His remarks formed a small portion of a lengthy speech to local politicians last month. But in a state built on mining, ranching and the dubious values of the Wild West, they have snowballed into major public controversy.
The issue this week even became a talking point in the election to select a new Mayor of Las Vegas.
Nevada has been home to legalised brothels since the early 1970s. They are only permitted in counties with less than 400,000 residents, meaning that sexually-adventurous visitors to Vegas must undergo the inconvenience of being ferried to them via limousine. But the novelty of a legitimate sex trade nonetheless provides an important part of Sin City's allure.
Both the religious right and the growing Latino community take a dim view of brothels, for obvious reasons.
Mr Reid, for his part, believes that they send the wrong message to business leaders mulling whether to invest in the state, during a period of historically high unemployment.
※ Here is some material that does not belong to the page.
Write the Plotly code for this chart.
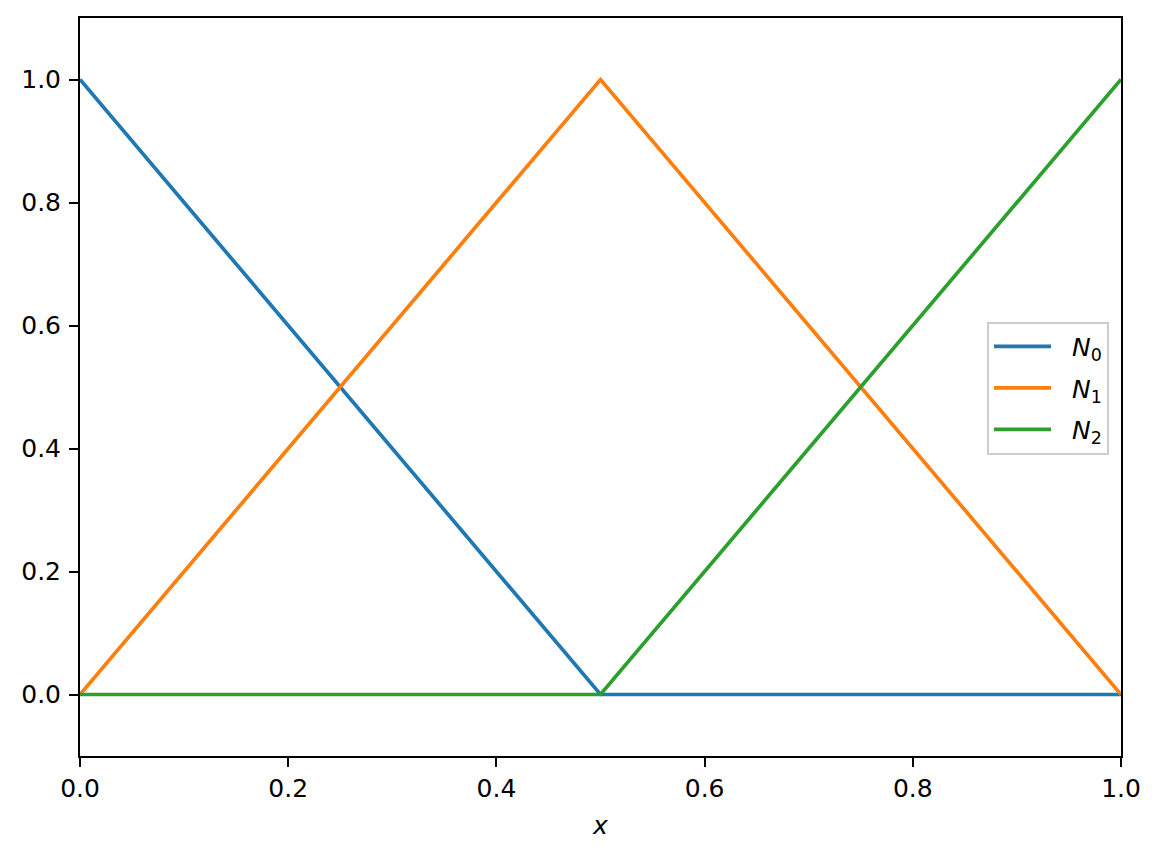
import plotly.graph_objects as go

x = [0.0, 0.5, 1.0]
N0 = [1.0, 0.0, 0.0]
N1 = [0.0, 1.0, 0.0]
N2 = [0.0, 0.0, 1.0]
names = ["&nbsp;&nbsp;<i>N</i><sub>0</sub>", "&nbsp;&nbsp;<i>N</i><sub>1</sub>", "&nbsp;&nbsp;<i>N</i><sub>2</sub>"]
colors = ["#1f77b4", "#ff7f0e", "#2ca02c"]
series = [N0, N1, N2]
tick_vals = [0.0, 0.2, 0.4, 0.6, 0.8, 1.0]

fig = go.Figure()
for i, (ys, nm, c) in enumerate(zip(series, names, colors)):
    fig.add_trace(go.Scatter(x=x, y=ys, mode="lines", name=nm,
                             line=dict(color=c, width=3.7),
                             legendgroup=f"g{i}"))

axis_common = dict(showgrid=False, zeroline=False, showline=True, linecolor="black",
                   linewidth=2, mirror=True, ticks="outside", ticklen=9, tickwidth=2,
                   tickcolor="black", tickfont=dict(size=25, color="black"),
                   tickformat=".1f", tickvals=tick_vals, automargin=False)

fig.update_xaxes(range=[0, 1], title=dict(text="<i>x</i>", font=dict(size=25, color="black"), standoff=14),
                 **axis_common)
fig.update_yaxes(range=[-0.1, 1.1], ticklabelstandoff=3, **axis_common)

fig.update_layout(
    template="none",
    width=1154, height=850,
    margin=dict(l=72, r=41, t=10, b=102),
    plot_bgcolor="white", paper_bgcolor="white",
    font=dict(family="DejaVu Sans", size=25, color="black"),
    legend=dict(x=0.9885, y=0.4986, xanchor="right", yanchor="middle",
                bgcolor="rgba(255,255,255,0.8)", bordercolor="#cccccc", borderwidth=2,
                font=dict(size=25), itemwidth=57, tracegroupgap=6),
    showlegend=True,
)

fig.write_html("out.html")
"Nevada needs to be known as the first place for innovation and investment, not as the last place where prostitution is still legal," he told lawmakers, arguing that many companies are reluctant to relocate to a hotbed of the world's oldest profession. "Parents don't want their children to look out of a school bus and see a brothel. Or live in a state with the wrong kind of red lights. So let's have an adult conversation about an adult subject."
Senator Reid's comments, during his biennial address to the Nevada legislature in Carson City last month, met with an unenthusiastic response from lawmakers, many of whom regard relaxed laws about smoking, gambling and other bad behaviour as part of the state's heritage. Even his Democratic colleagues refrained from applauding when he addressed the topic.
They met with a fury from brothel owners in the audience. Dennis Hof, the proprietor of an establishment called The Moonlight Bunny Ranch, roughly 50 miles north-west of Las Vegas, told reporters: "Harry Reid will have to pry the cathouse keys from my cold, dead hands."
Brooke Taylor, one of Mr Hof's employees, called Mr Reid's speech "offensive". She said the politician, a Mormon who, as the Democratic leader in the Senate is one of Washington's most powerful men, should be proud of Nevada's pioneering approach to the sex trade, because "here, we are the first ones to do it right".
That view is shared by Oscar Goodman, the former Mafia lawyer and current Mayor of Las Vegas, who completes his allotted 12 years in office in June.
He told reporters at the weekend that the legalisation of prostitution should be extended to major cities such as his own.
He believes that it would help to undermine the illegal sex trade and could also be properly taxed.